By Conor Verbruggen
Unlike many top riders of his generation, Nicholas Roche’s exit from pro cycling was not a slow and steady decline towards the inevitable. Roche (38) left the peloton last year, when his Team DSM contract was not extended, rather than taking offers from lower-level teams. Last weekend he returned to top tier cycling with a debut in the Gravel World Championships, which also offered a sneak preview at the new gravel team he is creating, and now looking for riders to join.
“It grew by itself,” Roche said of his new team, which had something of a soft launch at the inaugural Worlds in Veneto last weekend.
The team, as yet unnamed, currently consists of just Roche and his brother Alexis and is backed by bike sponsor Bianchi. However, at least two more riders will be added. Roche is considering that next move of adding to the roster and is also eager to hear from prospective riders and sponsors.

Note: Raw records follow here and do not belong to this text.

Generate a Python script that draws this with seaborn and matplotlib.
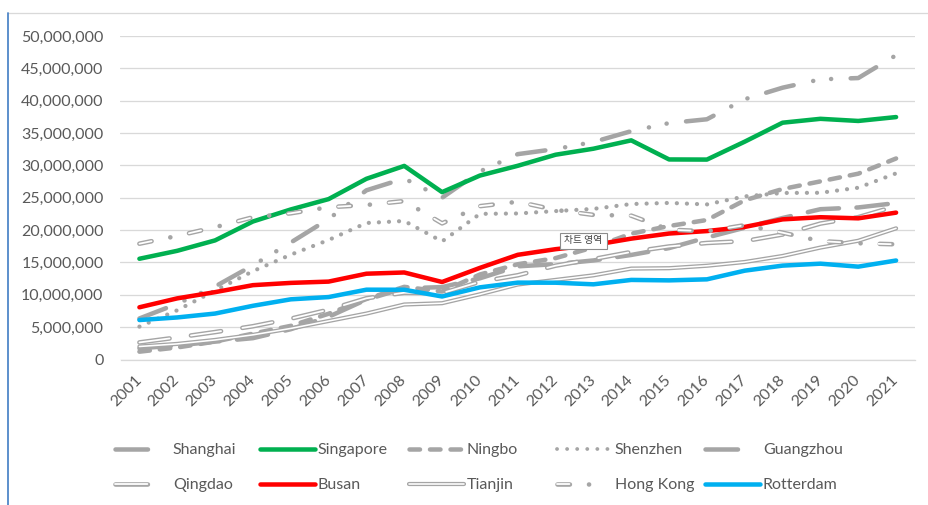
import matplotlib
matplotlib.use('Agg')
import matplotlib.pyplot as plt
from matplotlib.lines import Line2D
from matplotlib.patches import Rectangle
from matplotlib.ticker import FuncFormatter, MultipleLocator
import numpy as np
import seaborn as sns

# ─── Data: container throughput (TEU) ─────────────────────────────────────────

years = [str(y) for y in range(2001, 2022)]

shanghai = [6340000, 8610000, 11280000, 14550000, 18080000, 21710000, 26150000,
            27980000, 25000000, 29070000, 31740000, 32530000, 33620000, 35290000,
            36540000, 37130000, 40230000, 42010000, 43300000, 43500000, 47030000]
singapore = [15570000, 16800000, 18410000, 21330000, 23190000, 24790000, 27930000,
             29920000, 25870000, 28430000, 29940000, 31650000, 32580000, 33870000,
             30920000, 30900000, 33670000, 36600000, 37200000, 36870000, 37470000]
ningbo = [1210000, 1860000, 2770000, 4000000, 5200000, 7070000, 9350000,
          11230000, 10500000, 13140000, 14720000, 15670000, 17330000, 19450000,
          20630000, 21560000, 24610000, 26350000, 27530000, 28720000, 31070000]
shenzhen = [5080000, 7610000, 10650000, 13650000, 16200000, 18470000, 21100000,
            21410000, 18250000, 22510000, 22570000, 22940000, 23280000, 24030000,
            24200000, 23970000, 25210000, 25740000, 25770000, 26550000, 28770000]
guangzhou = [1730000, 2180000, 2760000, 3300000, 4680000, 6600000, 9260000,
             11000000, 11190000, 12550000, 14400000, 14740000, 15310000, 16160000,
             17220000, 18850000, 20370000, 21870000, 23230000, 23500000, 24180000]
qingdao = [2640000, 3410000, 4240000, 5140000, 6310000, 7700000, 9460000,
           10320000, 10260000, 12010000, 13020000, 14500000, 15520000, 16620000,
           17470000, 18010000, 18300000, 19320000, 21010000, 22000000, 23710000]
busan = [8070000, 9450000, 10410000, 11490000, 11840000, 12040000, 13260000,
         13450000, 11980000, 14160000, 16180000, 17050000, 17690000, 18680000,
         19470000, 19850000, 20490000, 21660000, 21990000, 21820000, 22700000]
tianjin = [2010000, 2410000, 3020000, 3810000, 4800000, 5950000, 7100000,
           8500000, 8700000, 10080000, 11590000, 12300000, 13010000, 14050000,
           14110000, 14490000, 15070000, 16000000, 17300000, 18350000, 20270000]
hong_kong = [17900000, 19100000, 20450000, 21980000, 22600000, 23540000, 23880000,
             24490000, 21040000, 23700000, 24380000, 23120000, 22350000, 22230000,
             20070000, 19810000, 20760000, 19600000, 18300000, 17970000, 17800000]
rotterdam = [6100000, 6500000, 7100000, 8300000, 9300000, 9650000, 10790000,
             10780000, 9740000, 11150000, 11880000, 11870000, 11620000, 12300000,
             12230000, 12390000, 13730000, 14510000, 14810000, 14350000, 15300000]

# ─── Styling ──────────────────────────────────────────────────────────────────

W, H, DPI = 929, 505, 100
PT = 72 / DPI            # pixels -> points
GRAY = '#A5A5A5'
TEXT = '#595959'
GRID = '#D9D9D9'
FS = 11.5

sns.set_style('white')
plt.rcParams['font.family'] = ['Lato', 'DejaVu Sans']


def line_style(color, lw_px, dash_px=None):
    """Line kwargs; dash pattern given as displayed pixels (round caps)."""
    kw = dict(color=color, linewidth=lw_px * PT)
    if dash_px is not None:
        # round caps grow each dash by lw, so shrink on / grow off to compensate
        seq = []
        for i, v in enumerate(dash_px):
            raw = v - lw_px if i % 2 == 0 else v + lw_px
            seq.append(max(raw, 0.02 * lw_px) / lw_px)
        kw['linestyle'] = (0, tuple(seq))
    return kw


def round_caps(line):
    line.set_dash_capstyle('round')
    line.set_solid_capstyle('round')
    line.set_dash_joinstyle('round')
    line.set_solid_joinstyle('round')
    return line


# (name, values, layers, legend layers); each layer = (color, lw_px, dashes_px)
series = [
    ('Shanghai', shanghai,
     [(GRAY, 4.5, [33, 15.5, 4.5, 13.5, 4.5, 15])], [(GRAY, 4.5, [37, 200])]),
    ('Singapore', singapore, [('#00B050', 4.5, None)], [('#00B050', 4.5, None)]),
    ('Ningbo', ningbo,
     [(GRAY, 4.5, [15, 5.5])], [(GRAY, 4.5, [15, 5.5])]),
    ('Shenzhen', shenzhen,
     [(GRAY, 4.2, [4.2, 5.8])], [(GRAY, 3.8, [3.8, 6.2])]),
    ('Guangzhou', guangzhou,
     [(GRAY, 4.5, [36, 13])], [(GRAY, 4.5, [37, 200])]),
    ('Qingdao', qingdao,
     [(GRAY, 4.6, [35, 17]), ('white', 1.8, [32.2, 19.8])],
     [(GRAY, 4.6, [37, 200]), ('white', 1.8, [34.2, 200])]),
    ('Busan', busan, [('#FF0000', 4.5, None)], [('#FF0000', 4.5, None)]),
    ('Tianjin', tianjin,
     [(GRAY, 4.2, None), ('white', 1.6, None)],
     [(GRAY, 4.2, None), ('white', 1.6, None)]),
    ('Hong Kong', hong_kong,
     [(GRAY, 4.6, [17, 14.5, 4.6, 14.5]), ('white', 1.8, [14.2, 36.4])],
     [(GRAY, 4.6, [17, 14.5, 4.6, 300]), ('white', 1.8, [14.2, 300])]),
    ('Rotterdam', rotterdam, [('#00B0F0', 4.5, None)], [('#00B0F0', 4.5, None)]),
]

# ─── Figure ───────────────────────────────────────────────────────────────────

fig = plt.figure(figsize=(W / DPI, H / DPI), dpi=DPI)
fig.patch.set_facecolor('white')
ax = fig.add_axes([120.5 / W, 1 - 359.5 / H, (915 - 120.5) / W, (359.5 - 36) / H])

handles = {}
for name, vals, layers, leg_layers in series:
    for color, lw, dashes in layers:
        sns.lineplot(x=years, y=vals, ax=ax, errorbar=None, legend=False,
                     **line_style(color, lw, dashes))
        round_caps(ax.lines[-1])
    proxies = tuple(round_caps(Line2D([], [], **line_style(c, lw, d)))
                    for c, lw, d in leg_layers)
    handles[name] = proxies if len(proxies) > 1 else proxies[0]

ax.set_xlim(-0.5, len(years) - 0.5)
ax.set_ylim(0, 50000000)
ax.yaxis.set_major_locator(MultipleLocator(5000000))
ax.yaxis.set_major_formatter(FuncFormatter(lambda v, _: f'{v:,.0f}'))
ax.set_xlabel('')
ax.set_ylabel('')

ax.set_axisbelow(True)
ax.yaxis.grid(True, color=GRID, linewidth=1.3 * PT)
ax.xaxis.grid(False)
for side in ['left', 'right', 'top']:
    ax.spines[side].set_visible(False)
ax.spines['bottom'].set_color(GRID)
ax.spines['bottom'].set_linewidth(1.3 * PT)

ax.tick_params(axis='y', length=0, pad=17 * PT, labelsize=FS, labelcolor=TEXT)
ax.tick_params(axis='x', which='major', length=0, pad=18.5 * PT,
               labelsize=FS, labelcolor=TEXT)
ax.set_xticks(np.arange(-0.5, len(years)), minor=True)
ax.tick_params(axis='x', which='minor', length=4 * PT, width=1.3 * PT,
               color=GRID, direction='out')
for lab in ax.get_xticklabels():
    lab.set_rotation(45)
    lab.set_ha('right')
    lab.set_va('center')
    lab.set_rotation_mode('anchor')

# ─── Legend: 5 columns x 2 rows, Excel-like fixed column grid ────────────────

rows = [['Shanghai', 'Singapore', 'Ningbo', 'Shenzhen', 'Guangzhou'],
        ['Qingdao', 'Busan', 'Tianjin', 'Hong Kong', 'Rotterdam']]
col_x = [115, 260, 409, 557, 705]
for i, x0 in enumerate(col_x):
    names = [rows[0][i], rows[1][i]]
    fig.legend([handles[n] for n in names], names,
               loc='upper left', bbox_to_anchor=(x0 / W, 1 - 443 / H),
               frameon=False, fontsize=FS, borderpad=0, borderaxespad=0,
               handlelength=55 / 16, handletextpad=3 / 16,
               labelspacing=1.3, labelcolor=TEXT)

# Excel hover tooltip and chart-area frame seen in the screenshot
fig.patches.append(Rectangle((560 / W, 1 - 248.5 / H), 47 / W, 15.5 / H,
                             transform=fig.transFigure, facecolor='white',
                             edgecolor='#8C8C8C', linewidth=0.8, zorder=10))
fig.text(583.5 / W, 1 - 240.5 / H, '차트 영역', fontsize=7,
         family=['Noto Sans CJK KR', 'DejaVu Sans'], color='#404040',
         ha='center', va='center', zorder=11)
fig.add_artist(Line2D([8.3 / W, 1], [1 - 13.3 / H, 1 - 13.3 / H],
                      transform=fig.transFigure, color=GRID,
                      linewidth=1.3 * PT))
fig.add_artist(Line2D([8.3 / W, 8.3 / W], [0, 1 - 13.3 / H],
                      transform=fig.transFigure, color='#4F86C8',
                      linewidth=1.8 * PT))

fig.savefig('out.png', dpi=DPI, facecolor='white')
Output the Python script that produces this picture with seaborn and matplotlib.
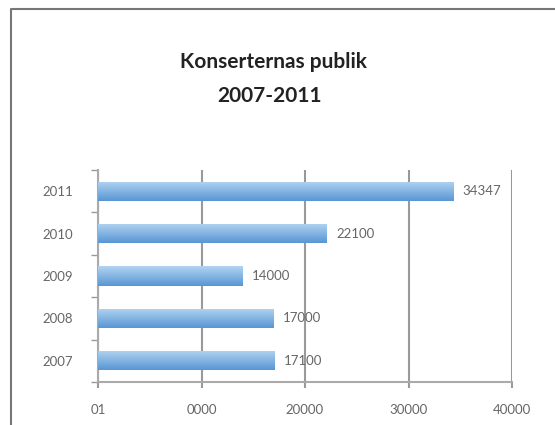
import matplotlib
matplotlib.use("Agg")
import matplotlib.pyplot as plt
import seaborn as sns
import numpy as np
import pandas as pd
from matplotlib.lines import Line2D
from matplotlib.colors import LinearSegmentedColormap

# Data
years = ["2011", "2010", "2009", "2008", "2007"]
publik = [34347, 22100, 14000, 17000, 17100]
x_ticks = [0, 10000, 20000, 30000, 40000]
x_tick_labels = ["01", "0000", "20000", "30000", "40000"]

sns.set_theme(style="white")
plt.rcParams["font.family"] = ["Lato", "DejaVu Sans"]

df = pd.DataFrame({"year": years, "publik": publik})

fig = plt.figure(figsize=(5.55, 4.25), dpi=100)
ax = fig.add_axes([98 / 555, 1 - 382 / 425, (512 - 98) / 555, (382 - 170) / 425])

sns.barplot(data=df, x="publik", y="year", order=years, orient="h",
            color="#7fb2e3", width=0.45, ax=ax, zorder=3)

# gradient fill on each bar
cmap = LinearSegmentedColormap.from_list("blu", ["#b2d4f1", "#5896d4"])
grad = np.linspace(0, 1, 100).reshape(-1, 1)
txt_col = "#666666"
for p in ax.patches:
    x0, y0 = p.get_x(), p.get_y()
    w, h = p.get_width(), p.get_height()
    p.set_facecolor("none")
    p.set_edgecolor("none")
    im = ax.imshow(grad, cmap=cmap, aspect="auto", origin="upper",
                   extent=[x0, x0 + w, y0 + h, y0], zorder=3)
    im.set_clip_path(p)
    ax.text(x0 + w + 900, y0 + h / 2, f"{int(w)}", va="center", ha="left",
            fontsize=9.5, color=txt_col)

ax.set_xlim(0, 40000)
ax.set_ylim(4.5, -0.5)
ax.set_xticks(x_ticks)
ax.set_xticklabels(x_tick_labels, fontsize=9.5, color=txt_col)
ax.set_yticks(range(len(years)))
ax.set_yticklabels(years, fontsize=9.5, color=txt_col)
ax.set_yticks(np.arange(-0.5, 5, 1), minor=True)
ax.tick_params(axis="y", which="major", length=0, pad=40)
ax.tick_params(axis="y", which="minor", length=5, width=1, color="#999999", direction="out", left=True)
ax.tick_params(axis="x", which="major", length=4, width=1.5, color="#999999", direction="out",
               bottom=True, pad=12)
ax.set_xlabel("")
ax.set_ylabel("")
for lbl in ax.get_yticklabels():
    lbl.set_horizontalalignment("left")

ax.grid(axis="x", color="#999999", linewidth=1.5, zorder=0)
ax.set_axisbelow(True)
for s in ["top", "right"]:
    ax.spines[s].set_visible(False)
for s in ["left", "bottom"]:
    ax.spines[s].set_color("#aaaaaa")
    ax.spines[s].set_linewidth(1.5)

fig.text(273 / 555, 1 - 62 / 425, "Konserternas publik", ha="center", va="center",
         fontsize=15, fontweight="bold", color="#222222")
fig.text(270 / 555, 1 - 96 / 425, "2007-2011", ha="center", va="center",
         fontsize=15, fontweight="bold", color="#222222")

# outer frame
fig.add_artist(Line2D([11 / 555, 11 / 555, 1], [0, 1 - 9 / 425, 1 - 9 / 425],
                      color="#777777", linewidth=1.5, transform=fig.transFigure))

fig.savefig("out.png", dpi=100)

“We want to add two more riders to the team, one man and one woman,” he confirmed. Roche is also currently putting in place sponsors so the team can be financially self-sufficient as it travels around the world to race - as far away as Australia and with a schedule that includes the biggest gravel races on the calendar.
It will be a competitive outfit for Roche, but with big wins or UCI points not the central focus. That is perhaps a good thing as Roche said the standard last weekend was “super high” and nearly at the level of WorldTour road racing.
These days Roche is earning a living - still in the bike game, just not in the bunch - all over the world. He has a commercial relationship with Bianchi, is the star turn at corporate events and is also commentating on pro road racing in TV, including at the Tour this year. He also owns stakes in a number of businesses.
As a result, his time on the bike is limited to "about 12 hours" per week. And though he had no previous off-road experience until he began riding gravel races in recent months, he is now creating a gravel team.
Roche plans to start a YouTube channel to document the team’s experiences and provide a platform for sponsor value.
"What people want to see is how you got there or how you didn’t get there," he says of cycling media that offer an alternative to written reports and results.
Niche as it may sound, the gravel video market is competitive, with production value rising massively in recent years, driven on by accounts like Rapha, Payson McElveen, Jack 'Ultracyclist' Thompson and Gus Morton.
The Roche brothers’ gravel team will race the Belgian Waffle Ride in Kansas tomorrow followed by Big Sugar Gravel in Arkansas on October 22nd.
Roche sees this expansion of the line-up as crucial so “the team can still be represented” at races when his work commitments “for example at the Tour” mean he will not be available.